MATERIAL FOR THIS TASK>
========
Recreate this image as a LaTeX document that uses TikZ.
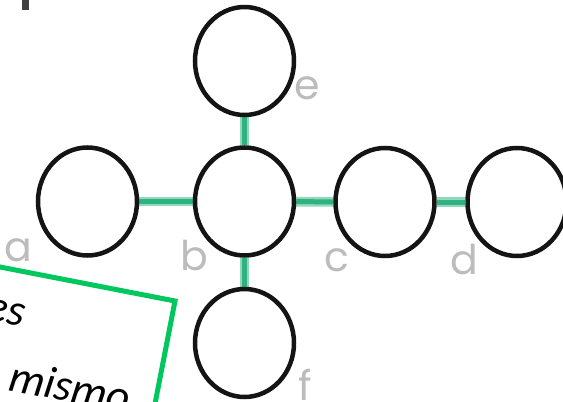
========
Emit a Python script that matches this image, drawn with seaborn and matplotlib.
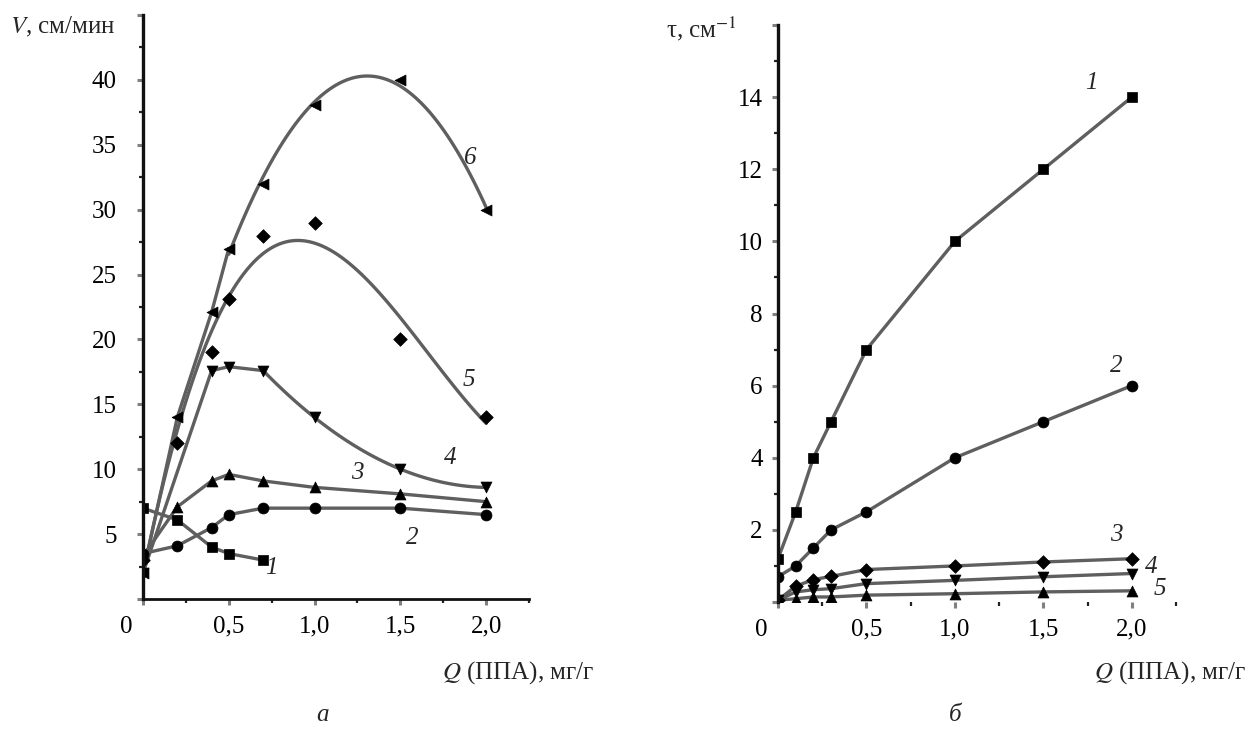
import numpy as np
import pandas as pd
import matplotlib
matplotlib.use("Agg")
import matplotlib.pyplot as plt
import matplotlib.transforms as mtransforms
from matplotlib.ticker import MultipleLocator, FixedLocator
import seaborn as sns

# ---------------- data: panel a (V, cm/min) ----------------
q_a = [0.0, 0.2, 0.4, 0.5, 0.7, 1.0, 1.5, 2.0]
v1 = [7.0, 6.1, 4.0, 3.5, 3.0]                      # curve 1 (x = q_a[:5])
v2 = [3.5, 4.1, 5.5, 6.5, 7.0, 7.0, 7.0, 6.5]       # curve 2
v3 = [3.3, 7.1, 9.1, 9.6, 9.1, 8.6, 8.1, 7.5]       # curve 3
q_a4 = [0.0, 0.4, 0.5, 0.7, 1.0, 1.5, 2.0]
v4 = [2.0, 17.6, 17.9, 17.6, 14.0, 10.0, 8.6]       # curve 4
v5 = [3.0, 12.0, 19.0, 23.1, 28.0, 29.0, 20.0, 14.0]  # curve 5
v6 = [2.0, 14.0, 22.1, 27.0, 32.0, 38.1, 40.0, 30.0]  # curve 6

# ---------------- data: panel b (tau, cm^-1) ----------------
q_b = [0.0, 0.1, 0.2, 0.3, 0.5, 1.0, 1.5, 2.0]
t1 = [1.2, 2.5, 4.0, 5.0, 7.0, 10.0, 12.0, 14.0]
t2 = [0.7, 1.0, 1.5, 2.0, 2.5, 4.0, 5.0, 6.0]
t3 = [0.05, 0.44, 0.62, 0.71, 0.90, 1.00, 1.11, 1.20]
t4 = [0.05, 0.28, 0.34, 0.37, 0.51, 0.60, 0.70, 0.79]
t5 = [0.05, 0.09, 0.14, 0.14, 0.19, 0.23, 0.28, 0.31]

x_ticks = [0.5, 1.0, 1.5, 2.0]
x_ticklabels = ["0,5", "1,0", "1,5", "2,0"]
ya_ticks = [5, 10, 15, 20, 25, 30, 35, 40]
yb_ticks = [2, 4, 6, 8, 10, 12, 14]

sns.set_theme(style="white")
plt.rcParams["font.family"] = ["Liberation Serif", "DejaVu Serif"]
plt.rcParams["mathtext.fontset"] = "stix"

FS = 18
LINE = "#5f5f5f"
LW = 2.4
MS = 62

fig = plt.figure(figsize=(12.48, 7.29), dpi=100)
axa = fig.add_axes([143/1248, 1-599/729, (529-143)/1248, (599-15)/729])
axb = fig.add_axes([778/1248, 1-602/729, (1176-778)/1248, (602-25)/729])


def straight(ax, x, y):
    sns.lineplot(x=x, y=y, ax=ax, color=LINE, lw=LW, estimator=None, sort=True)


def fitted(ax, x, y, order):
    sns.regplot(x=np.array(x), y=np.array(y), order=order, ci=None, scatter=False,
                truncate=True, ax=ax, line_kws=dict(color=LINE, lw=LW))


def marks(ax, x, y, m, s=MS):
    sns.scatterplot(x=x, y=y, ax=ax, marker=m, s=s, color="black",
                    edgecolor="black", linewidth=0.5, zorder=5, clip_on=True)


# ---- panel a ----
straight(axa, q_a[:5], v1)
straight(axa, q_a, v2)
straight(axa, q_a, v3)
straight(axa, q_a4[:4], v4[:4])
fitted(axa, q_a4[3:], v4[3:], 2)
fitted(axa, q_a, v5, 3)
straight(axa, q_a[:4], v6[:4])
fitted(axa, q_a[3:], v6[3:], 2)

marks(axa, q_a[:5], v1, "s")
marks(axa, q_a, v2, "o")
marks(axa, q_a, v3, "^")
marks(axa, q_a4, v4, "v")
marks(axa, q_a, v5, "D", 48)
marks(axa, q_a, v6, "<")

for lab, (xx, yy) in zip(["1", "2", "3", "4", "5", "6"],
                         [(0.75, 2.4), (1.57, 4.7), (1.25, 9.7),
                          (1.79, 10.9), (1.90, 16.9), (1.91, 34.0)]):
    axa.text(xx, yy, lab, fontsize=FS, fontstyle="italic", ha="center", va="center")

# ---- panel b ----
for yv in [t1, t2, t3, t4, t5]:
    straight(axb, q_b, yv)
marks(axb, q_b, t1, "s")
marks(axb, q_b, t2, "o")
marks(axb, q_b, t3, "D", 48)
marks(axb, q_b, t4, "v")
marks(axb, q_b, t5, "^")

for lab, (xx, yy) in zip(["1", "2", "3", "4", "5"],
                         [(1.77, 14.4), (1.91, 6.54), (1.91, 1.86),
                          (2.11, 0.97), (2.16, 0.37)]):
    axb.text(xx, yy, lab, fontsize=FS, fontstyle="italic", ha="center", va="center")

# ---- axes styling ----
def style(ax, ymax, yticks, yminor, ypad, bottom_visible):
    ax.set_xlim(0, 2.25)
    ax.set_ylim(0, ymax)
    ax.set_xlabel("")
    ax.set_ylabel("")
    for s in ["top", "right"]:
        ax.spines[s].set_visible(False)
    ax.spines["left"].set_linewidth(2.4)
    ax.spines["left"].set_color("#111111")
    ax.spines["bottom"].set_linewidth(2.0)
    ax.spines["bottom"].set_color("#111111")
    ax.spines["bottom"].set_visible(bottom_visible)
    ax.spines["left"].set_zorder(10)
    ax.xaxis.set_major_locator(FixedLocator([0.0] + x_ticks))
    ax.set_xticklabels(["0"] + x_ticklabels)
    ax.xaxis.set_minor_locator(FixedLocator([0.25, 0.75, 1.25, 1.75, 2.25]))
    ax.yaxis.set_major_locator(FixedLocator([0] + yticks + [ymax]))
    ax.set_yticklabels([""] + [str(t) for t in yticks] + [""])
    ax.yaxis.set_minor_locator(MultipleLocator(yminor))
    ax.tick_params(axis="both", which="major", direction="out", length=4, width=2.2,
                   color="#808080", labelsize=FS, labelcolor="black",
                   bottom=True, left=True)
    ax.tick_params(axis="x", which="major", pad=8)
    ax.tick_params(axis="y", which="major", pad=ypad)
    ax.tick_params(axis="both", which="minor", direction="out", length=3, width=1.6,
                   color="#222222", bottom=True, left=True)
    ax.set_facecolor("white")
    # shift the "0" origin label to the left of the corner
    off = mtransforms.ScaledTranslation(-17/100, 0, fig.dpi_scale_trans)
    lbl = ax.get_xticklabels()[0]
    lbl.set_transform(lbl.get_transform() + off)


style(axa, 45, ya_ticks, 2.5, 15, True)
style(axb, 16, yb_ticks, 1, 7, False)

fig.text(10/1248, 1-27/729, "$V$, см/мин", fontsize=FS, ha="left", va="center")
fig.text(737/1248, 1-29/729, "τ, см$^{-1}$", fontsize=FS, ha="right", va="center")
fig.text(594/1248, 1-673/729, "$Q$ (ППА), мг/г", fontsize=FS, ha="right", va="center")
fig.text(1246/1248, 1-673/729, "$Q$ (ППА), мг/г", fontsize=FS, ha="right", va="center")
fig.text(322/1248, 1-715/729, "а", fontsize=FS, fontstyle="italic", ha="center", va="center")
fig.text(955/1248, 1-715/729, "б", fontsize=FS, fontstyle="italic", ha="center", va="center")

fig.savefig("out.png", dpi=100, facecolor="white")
========
WHAT TO DO> In the listing above, find the line containing "Emit a Python" and the line containing "v6 = [2.0, 14.0, 22.1, 27.0, 32.0, 38.1, 40.0, 30.0]". Print those two lines and every line between them exactly, with no pictures.

REPLY TO THE EXERCISE>
Emit a Python script that matches this image, drawn with seaborn and matplotlib.
import numpy as np
import pandas as pd
import matplotlib
matplotlib.use("Agg")
import matplotlib.pyplot as plt
import matplotlib.transforms as mtransforms
from matplotlib.ticker import MultipleLocator, FixedLocator
import seaborn as sns

# ---------------- data: panel a (V, cm/min) ----------------
q_a = [0.0, 0.2, 0.4, 0.5, 0.7, 1.0, 1.5, 2.0]
v1 = [7.0, 6.1, 4.0, 3.5, 3.0]                      # curve 1 (x = q_a[:5])
v2 = [3.5, 4.1, 5.5, 6.5, 7.0, 7.0, 7.0, 6.5]       # curve 2
v3 = [3.3, 7.1, 9.1, 9.6, 9.1, 8.6, 8.1, 7.5]       # curve 3
q_a4 = [0.0, 0.4, 0.5, 0.7, 1.0, 1.5, 2.0]
v4 = [2.0, 17.6, 17.9, 17.6, 14.0, 10.0, 8.6]       # curve 4
v5 = [3.0, 12.0, 19.0, 23.1, 28.0, 29.0, 20.0, 14.0]  # curve 5
v6 = [2.0, 14.0, 22.1, 27.0, 32.0, 38.1, 40.0, 30.0]  # curve 6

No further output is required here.